PROBLEM TO WORK ON: Exactly retype the lines from the top of the data through the line containing "plt.rcParams['font.family'] = ['Open", leaving out every picture.

SUPPLIED MATERIAL:
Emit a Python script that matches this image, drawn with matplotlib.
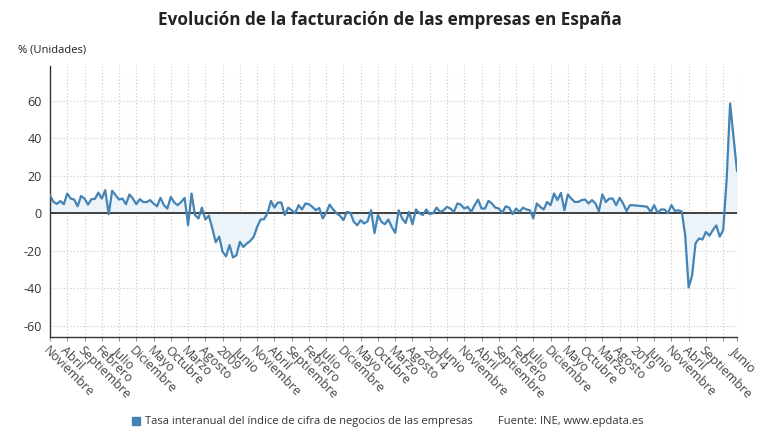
import matplotlib
matplotlib.use("Agg")
import matplotlib.pyplot as plt
import numpy as np

plt.rcParams['font.family'] = ['Open Sans', 'DejaVu Sans']

# Monthly series, Nov 2004 .. Jun 2021 (200 months)
values = [
    9.6, 6, 5, 6.5, 4.8, 10.5, 7.8, 7.3, 3.7, 9.2,
    7.8, 4.6, 7.5, 7.6, 11, 7.8, 12.3, -0.5, 12, 9.6,
    7.3, 7.8, 4.8, 10, 7.8, 4.8, 7.5, 6, 5.9, 7,
    5.2, 3.7, 8.2, 4.3, 2.5, 8.7, 5.7, 4.3, 6, 8.2,
    -6.4, 10.5, -1, -2.8, 3, -3.4, -1.3, -8, -15.5, -12.5,
    -20.6, -23, -17, -23.6, -22.4, -15.3, -18, -16.2, -14.8, -12.6,
    -7.3, -3.4, -3.2, 0, 6.6, 3, 5.7, 5.7, -1, 3,
    1.6, 0, 4.3, 2, 5.2, 4.8, 3.4, 1.6, 2.8, -2.8,
    0.2, 4.6, 2, 0, -1.4, -3.7, 0.7, 0.2, -4.6, -6.4,
    -3.7, -5.5, -4.3, 1.6, -10.6, -1, -4.6, -5.9, -3.4, -7.3,
    -10.5, 1.6, -2.8, -5.2, 0.7, -5.9, 2, 0, -1, 2,
    -0.5, 0, 3, 0.7, 1.6, 3.4, 2.5, 0.7, 5.2, 4.6,
    2.5, 3.4, 0.7, 4.3, 7.3, 2.5, 2.5, 6.6, 5.2, 3,
    2.5, 0.2, 3.7, 3, -0.5, 2.5, 0.7, 3, 2, 1.6,
    -2.8, 5.2, 3.4, 2, 6, 4.3, 10.5, 7, 10.8, 1.6,
    10, 7.8, 6, 6, 7, 7.3, 5.2, 7, 5.2, 1,
    10, 6, 7.8, 7.8, 4.3, 8.2, 5.2, 1.2, 4.3, 4.3,
    4, 3.9, 3.7, 3.4, 0.7, 4.3, 0.2, 2, 2, 0,
    4.3, 1.2, 1.6, 0.9, -12, -39.6, -33, -16, -13.5, -14,
    -10, -12, -9, -6.5, -12.5, -9, 18, 58.5, 40.5, 22.5,
]

tick_labels = [
    "Noviembre", "Abril", "Septiembre", "Febrero", "Julio", "Diciembre",
    "Mayo", "Octubre", "Marzo", "Agosto", "2009", "Junio", "Noviembre",
    "Abril", "Septiembre", "Febrero", "Julio", "Diciembre", "Mayo",
    "Octubre", "Marzo", "Agosto", "2014", "Junio", "Noviembre", "Abril",
    "Septiembre", "Febrero", "Julio", "Diciembre", "Mayo", "Octubre",
    "Marzo", "Agosto", "2019", "Junio", "Noviembre", "Abril",
    "Septiembre", "", "Junio",
]
y_ticks = [-60, -40, -20, 0, 20, 40, 60]

title = "Evolución de la facturación de las empresas en España"
unit_label = "% (Unidades)"
legend_label = "Tasa interanual del índice de cifra de negocios de las empresas"
source = "Fuente: INE, www.epdata.es"

line_color = "#4483b3"
fill_color = "#ecf3f9"

x = np.arange(len(values))
y = np.array(values)

fig = plt.figure(figsize=(7.8, 4.4), dpi=100)
ax = fig.add_axes([50 / 780, 1 - 337 / 440, 687 / 780, 271 / 440])

ax.fill_between(x, y, 0, color=fill_color, linewidth=0, zorder=1)
ax.axhline(0, color="#333333", linewidth=1.3, zorder=2)
ax.plot(x, y, color=line_color, linewidth=1.6, zorder=3)

tick_pos = list(range(0, len(values) - 4, 5)) + [len(values) - 1]
ax.set_xticks(tick_pos)
ax.set_xticklabels(tick_labels, rotation=-45, ha="left", va="top",
                   rotation_mode="anchor", fontsize=9, color="#444444")
ax.set_yticks(y_ticks)
ax.set_yticklabels([str(v) for v in y_ticks], fontsize=9, color="#333333")

ax.set_xlim(0, len(values) - 1)
ax.set_ylim(-66, 78.5)

ax.grid(axis="x", linestyle=(0, (1, 2)), color="#c8c8c8", linewidth=0.8)
ax.grid(axis="y", linestyle=(0, (1, 2)), color="#c8c8c8", linewidth=0.8)
ax.set_axisbelow(True)

for s in ["top", "right"]:
    ax.spines[s].set_visible(False)
ax.spines["left"].set_color("#333333")
ax.spines["bottom"].set_color("#333333")
ax.spines["left"].set_linewidth(1.0)
ax.spines["bottom"].set_linewidth(1.0)
ax.tick_params(axis="x", length=3, color="#999999", pad=2)
ax.tick_params(axis="y", length=0, pad=6)

fig.text(0.5, 1 - 20 / 440, title, ha="center", va="center",
         fontsize=12.3, fontweight="bold", color="#222222")
fig.text(18 / 780, 1 - 50 / 440, unit_label, ha="left", va="center",
         fontsize=8, color="#222222")

fig.patches.append(plt.Rectangle((132 / 780, 1 - 425 / 440), 8 / 780, 8 / 440,
                                 transform=fig.transFigure, color=line_color,
                                 figure=fig))
fig.text(145 / 780, 1 - 421 / 440, legend_label, ha="left", va="center",
         fontsize=8, color="#333333")
fig.text(498 / 780, 1 - 421 / 440, source, ha="left", va="center",
         fontsize=8, color="#333333")

fig.savefig("out.png", dpi=100)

RESPONSE TO THIS TASK:
Emit a Python script that matches this image, drawn with matplotlib.
import matplotlib
matplotlib.use("Agg")
import matplotlib.pyplot as plt
import numpy as np

plt.rcParams['font.family'] = ['Open Sans', 'DejaVu Sans']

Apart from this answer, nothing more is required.